PROVIDED MATERIAL
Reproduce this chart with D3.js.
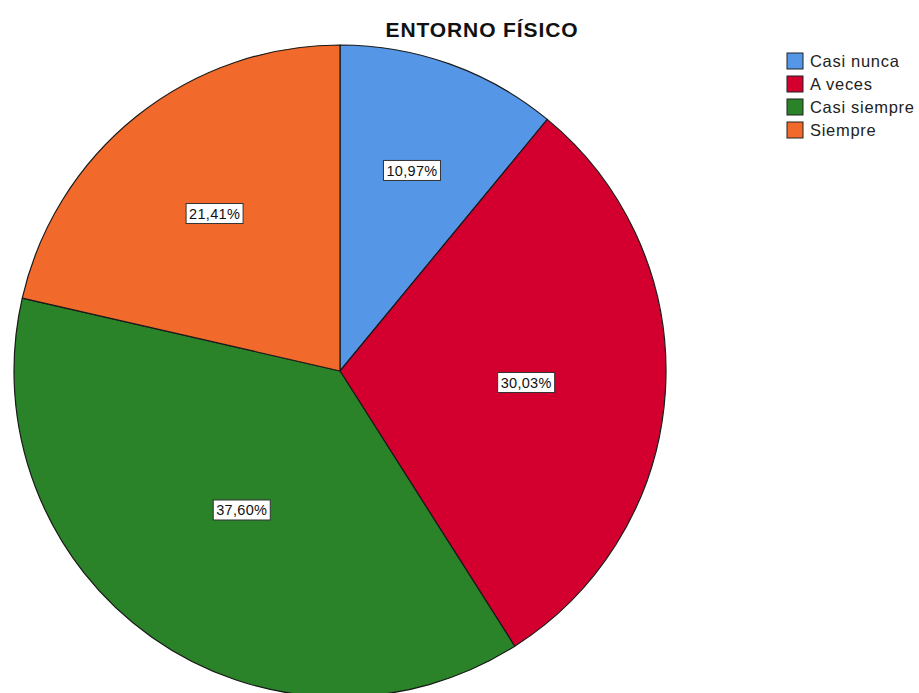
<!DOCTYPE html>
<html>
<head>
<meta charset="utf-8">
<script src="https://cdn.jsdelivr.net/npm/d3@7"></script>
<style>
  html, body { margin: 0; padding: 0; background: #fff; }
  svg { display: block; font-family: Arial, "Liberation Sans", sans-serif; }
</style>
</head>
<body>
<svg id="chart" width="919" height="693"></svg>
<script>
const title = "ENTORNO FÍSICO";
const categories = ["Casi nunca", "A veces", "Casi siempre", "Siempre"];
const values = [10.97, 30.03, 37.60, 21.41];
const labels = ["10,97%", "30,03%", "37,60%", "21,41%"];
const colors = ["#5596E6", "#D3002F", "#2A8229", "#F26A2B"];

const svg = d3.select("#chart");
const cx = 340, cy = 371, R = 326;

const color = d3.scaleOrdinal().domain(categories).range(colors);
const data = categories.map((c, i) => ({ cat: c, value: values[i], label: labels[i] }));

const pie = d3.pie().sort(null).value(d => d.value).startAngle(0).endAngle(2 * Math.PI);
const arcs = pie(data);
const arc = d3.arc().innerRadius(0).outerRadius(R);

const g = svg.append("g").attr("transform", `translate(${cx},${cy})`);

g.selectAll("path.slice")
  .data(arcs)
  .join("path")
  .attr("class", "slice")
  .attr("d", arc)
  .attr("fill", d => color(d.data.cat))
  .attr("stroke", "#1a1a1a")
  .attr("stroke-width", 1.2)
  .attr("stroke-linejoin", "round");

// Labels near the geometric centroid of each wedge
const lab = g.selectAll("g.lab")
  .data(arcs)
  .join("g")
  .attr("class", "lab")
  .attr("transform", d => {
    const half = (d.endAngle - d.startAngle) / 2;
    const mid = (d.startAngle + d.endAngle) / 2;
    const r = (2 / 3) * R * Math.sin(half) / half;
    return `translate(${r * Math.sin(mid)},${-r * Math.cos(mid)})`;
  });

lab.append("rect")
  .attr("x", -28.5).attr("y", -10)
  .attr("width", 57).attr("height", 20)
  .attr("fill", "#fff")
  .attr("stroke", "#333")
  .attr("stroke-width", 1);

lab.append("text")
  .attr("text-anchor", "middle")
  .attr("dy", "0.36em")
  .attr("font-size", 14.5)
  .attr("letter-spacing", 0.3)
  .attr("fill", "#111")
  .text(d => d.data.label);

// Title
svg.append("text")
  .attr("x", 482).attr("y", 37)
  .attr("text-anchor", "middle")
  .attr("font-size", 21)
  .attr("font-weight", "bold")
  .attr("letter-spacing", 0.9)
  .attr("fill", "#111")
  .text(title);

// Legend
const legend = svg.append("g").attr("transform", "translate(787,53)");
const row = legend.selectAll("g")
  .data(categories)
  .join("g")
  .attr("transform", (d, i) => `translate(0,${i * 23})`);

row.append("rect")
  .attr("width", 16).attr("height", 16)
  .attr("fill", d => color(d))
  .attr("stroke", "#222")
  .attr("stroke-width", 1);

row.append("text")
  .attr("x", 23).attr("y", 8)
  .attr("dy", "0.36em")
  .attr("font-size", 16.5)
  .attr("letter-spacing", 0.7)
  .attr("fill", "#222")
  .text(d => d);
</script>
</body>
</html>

PROBLEM DESCRIPTION
Return each line from the material above exactly, but not the pictures.

THE COMPLETED TASK
Reproduce this chart with D3.js.
<!DOCTYPE html>
<html>
<head>
<meta charset="utf-8">
<script src="https://cdn.jsdelivr.net/npm/d3@7"></script>
<style>
  html, body { margin: 0; padding: 0; background: #fff; }
  svg { display: block; font-family: Arial, "Liberation Sans", sans-serif; }
</style>
</head>
<body>
<svg id="chart" width="919" height="693"></svg>
<script>
const title = "ENTORNO FÍSICO";
const categories = ["Casi nunca", "A veces", "Casi siempre", "Siempre"];
const values = [10.97, 30.03, 37.60, 21.41];
const labels = ["10,97%", "30,03%", "37,60%", "21,41%"];
const colors = ["#5596E6", "#D3002F", "#2A8229", "#F26A2B"];

const svg = d3.select("#chart");
const cx = 340, cy = 371, R = 326;

const color = d3.scaleOrdinal().domain(categories).range(colors);
const data = categories.map((c, i) => ({ cat: c, value: values[i], label: labels[i] }));

const pie = d3.pie().sort(null).value(d => d.value).startAngle(0).endAngle(2 * Math.PI);
const arcs = pie(data);
const arc = d3.arc().innerRadius(0).outerRadius(R);

const g = svg.append("g").attr("transform", `translate(${cx},${cy})`);

g.selectAll("path.slice")
  .data(arcs)
  .join("path")
  .attr("class", "slice")
  .attr("d", arc)
  .attr("fill", d => color(d.data.cat))
  .attr("stroke", "#1a1a1a")
  .attr("stroke-width", 1.2)
  .attr("stroke-linejoin", "round");

// Labels near the geometric centroid of each wedge
const lab = g.selectAll("g.lab")
  .data(arcs)
  .join("g")
  .attr("class", "lab")
  .attr("transform", d => {
    const half = (d.endAngle - d.startAngle) / 2;
    const mid = (d.startAngle + d.endAngle) / 2;
    const r = (2 / 3) * R * Math.sin(half) / half;
    return `translate(${r * Math.sin(mid)},${-r * Math.cos(mid)})`;
  });

lab.append("rect")
  .attr("x", -28.5).attr("y", -10)
  .attr("width", 57).attr("height", 20)
  .attr("fill", "#fff")
  .attr("stroke", "#333")
  .attr("stroke-width", 1);

lab.append("text")
  .attr("text-anchor", "middle")
  .attr("dy", "0.36em")
  .attr("font-size", 14.5)
  .attr("letter-spacing", 0.3)
  .attr("fill", "#111")
  .text(d => d.data.label);

// Title
svg.append("text")
  .attr("x", 482).attr("y", 37)
  .attr("text-anchor", "middle")
  .attr("font-size", 21)
  .attr("font-weight", "bold")
  .attr("letter-spacing", 0.9)
  .attr("fill", "#111")
  .text(title);

// Legend
const legend = svg.append("g").attr("transform", "translate(787,53)");
const row = legend.selectAll("g")
  .data(categories)
  .join("g")
  .attr("transform", (d, i) => `translate(0,${i * 23})`);

row.append("rect")
  .attr("width", 16).attr("height", 16)
  .attr("fill", d => color(d))
  .attr("stroke", "#222")
  .attr("stroke-width", 1);

row.append("text")
  .attr("x", 23).attr("y", 8)
  .attr("dy", "0.36em")
  .attr("font-size", 16.5)
  .attr("letter-spacing", 0.7)
  .attr("fill", "#222")
  .text(d => d);
</script>
</body>
</html>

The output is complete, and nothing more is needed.